Mikel Onandia [ES]
Tal y como apuntaba Walter Benjamin, la obra de arte ha sido siempre susceptible de reproducción, pero, incluso en la reproducción mejor acabada falta algo, a saber, el aquí y ahora de la obra de arte, su existencia irrepetible en el lugar en el que se encuentra.
Pocos ejercicios hay tan estimulantes como observar, rodear –tocar– una escultura, indagar en sus recovecos, formas evocadoras, espacios ocultos y sugeridos que cuestionan la mirada del observador, quien completa y hace suya la pieza tridimensional que nunca tiene fin, pues los distintos puntos de vista que posibilita son a su vez multiplicados cuando surge el diálogo abierto entre el objeto y el sujeto, una comunicación –universal e íntima al mismo tiempo– producto del libre juego de las facultades humanas, sin más objeto que el deleite –sensual e intelectual–.
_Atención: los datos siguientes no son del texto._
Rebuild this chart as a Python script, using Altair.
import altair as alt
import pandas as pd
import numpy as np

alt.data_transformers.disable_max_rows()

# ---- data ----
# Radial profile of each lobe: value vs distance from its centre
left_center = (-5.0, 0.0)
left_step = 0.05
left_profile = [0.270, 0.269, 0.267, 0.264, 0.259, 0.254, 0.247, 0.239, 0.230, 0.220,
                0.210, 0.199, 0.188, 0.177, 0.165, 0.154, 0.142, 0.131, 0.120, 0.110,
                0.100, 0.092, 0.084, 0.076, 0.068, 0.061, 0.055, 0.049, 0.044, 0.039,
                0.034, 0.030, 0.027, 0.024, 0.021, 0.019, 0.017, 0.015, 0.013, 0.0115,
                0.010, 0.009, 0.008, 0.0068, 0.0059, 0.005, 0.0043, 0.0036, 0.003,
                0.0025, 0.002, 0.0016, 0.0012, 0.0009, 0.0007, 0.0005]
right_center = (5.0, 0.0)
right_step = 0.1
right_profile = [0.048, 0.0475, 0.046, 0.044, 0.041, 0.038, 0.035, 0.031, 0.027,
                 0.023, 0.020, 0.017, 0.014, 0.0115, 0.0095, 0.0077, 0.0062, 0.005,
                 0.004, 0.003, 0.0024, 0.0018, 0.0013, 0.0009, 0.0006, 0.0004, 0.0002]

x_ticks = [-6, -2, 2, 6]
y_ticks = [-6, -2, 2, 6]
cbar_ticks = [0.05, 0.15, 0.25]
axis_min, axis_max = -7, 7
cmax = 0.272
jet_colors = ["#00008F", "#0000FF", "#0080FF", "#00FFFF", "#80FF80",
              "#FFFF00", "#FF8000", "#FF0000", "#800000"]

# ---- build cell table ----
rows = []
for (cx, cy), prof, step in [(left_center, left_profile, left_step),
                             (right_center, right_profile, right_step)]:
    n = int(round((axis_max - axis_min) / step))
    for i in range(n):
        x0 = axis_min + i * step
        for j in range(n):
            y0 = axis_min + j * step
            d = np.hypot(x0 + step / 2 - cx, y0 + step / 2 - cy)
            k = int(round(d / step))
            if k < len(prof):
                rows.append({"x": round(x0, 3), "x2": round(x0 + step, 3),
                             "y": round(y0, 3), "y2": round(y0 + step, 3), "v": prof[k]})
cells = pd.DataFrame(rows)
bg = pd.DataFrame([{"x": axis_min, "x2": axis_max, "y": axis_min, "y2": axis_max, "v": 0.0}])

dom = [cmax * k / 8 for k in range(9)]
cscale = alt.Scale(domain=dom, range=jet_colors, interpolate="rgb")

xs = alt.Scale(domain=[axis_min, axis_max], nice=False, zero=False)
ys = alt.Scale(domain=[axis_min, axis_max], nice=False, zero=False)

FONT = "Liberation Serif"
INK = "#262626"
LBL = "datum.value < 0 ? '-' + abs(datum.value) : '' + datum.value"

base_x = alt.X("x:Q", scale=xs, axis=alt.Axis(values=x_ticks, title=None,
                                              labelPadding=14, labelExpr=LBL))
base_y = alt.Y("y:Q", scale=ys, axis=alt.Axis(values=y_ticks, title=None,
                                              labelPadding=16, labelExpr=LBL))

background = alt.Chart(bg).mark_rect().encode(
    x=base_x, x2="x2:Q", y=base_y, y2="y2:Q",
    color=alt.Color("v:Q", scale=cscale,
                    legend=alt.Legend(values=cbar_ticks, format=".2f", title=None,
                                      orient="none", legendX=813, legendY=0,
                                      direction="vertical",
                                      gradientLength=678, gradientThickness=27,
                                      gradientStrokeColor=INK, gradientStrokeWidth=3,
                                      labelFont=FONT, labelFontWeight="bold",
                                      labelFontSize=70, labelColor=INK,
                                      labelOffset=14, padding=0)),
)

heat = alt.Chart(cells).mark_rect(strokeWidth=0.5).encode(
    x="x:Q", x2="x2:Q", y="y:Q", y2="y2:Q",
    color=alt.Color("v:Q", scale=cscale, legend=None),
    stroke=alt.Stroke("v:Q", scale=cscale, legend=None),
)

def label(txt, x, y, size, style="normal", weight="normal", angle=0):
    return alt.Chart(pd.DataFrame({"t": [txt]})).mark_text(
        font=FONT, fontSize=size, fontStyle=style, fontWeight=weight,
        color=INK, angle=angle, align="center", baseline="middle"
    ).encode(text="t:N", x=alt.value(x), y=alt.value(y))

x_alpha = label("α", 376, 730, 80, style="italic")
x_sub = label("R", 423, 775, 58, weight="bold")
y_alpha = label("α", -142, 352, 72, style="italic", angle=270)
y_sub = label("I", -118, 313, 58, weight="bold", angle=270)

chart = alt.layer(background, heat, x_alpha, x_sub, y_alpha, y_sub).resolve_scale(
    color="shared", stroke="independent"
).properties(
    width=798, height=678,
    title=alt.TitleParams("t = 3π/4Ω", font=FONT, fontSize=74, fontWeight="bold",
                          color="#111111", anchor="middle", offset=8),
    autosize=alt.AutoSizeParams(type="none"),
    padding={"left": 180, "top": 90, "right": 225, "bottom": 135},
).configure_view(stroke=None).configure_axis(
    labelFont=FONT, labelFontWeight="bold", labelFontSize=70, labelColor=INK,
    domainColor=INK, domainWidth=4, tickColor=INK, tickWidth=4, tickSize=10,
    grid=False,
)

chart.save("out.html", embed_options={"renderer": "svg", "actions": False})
Cual suites de Bach, las piezas de Iñigo Arregi muestran sucesivos movimientos, variaciones –curvas y/o angulosas– a partir de una estructura formal básica erigida por planos y contraplanos sobre el espacio, superficies entrelazadas a través de brazos sinuosos para componer obras enigmáticas, complejas construcciones que durante los últimos tiempos buscan la horizontalidad, descender de la peana hacia el suelo y expandirse en silencio para brindar esa experiencia única, imposible de traducir –a pesar del empeño– al discurso racional, y que resulta justamente la esencia misma de la escultura, del arte.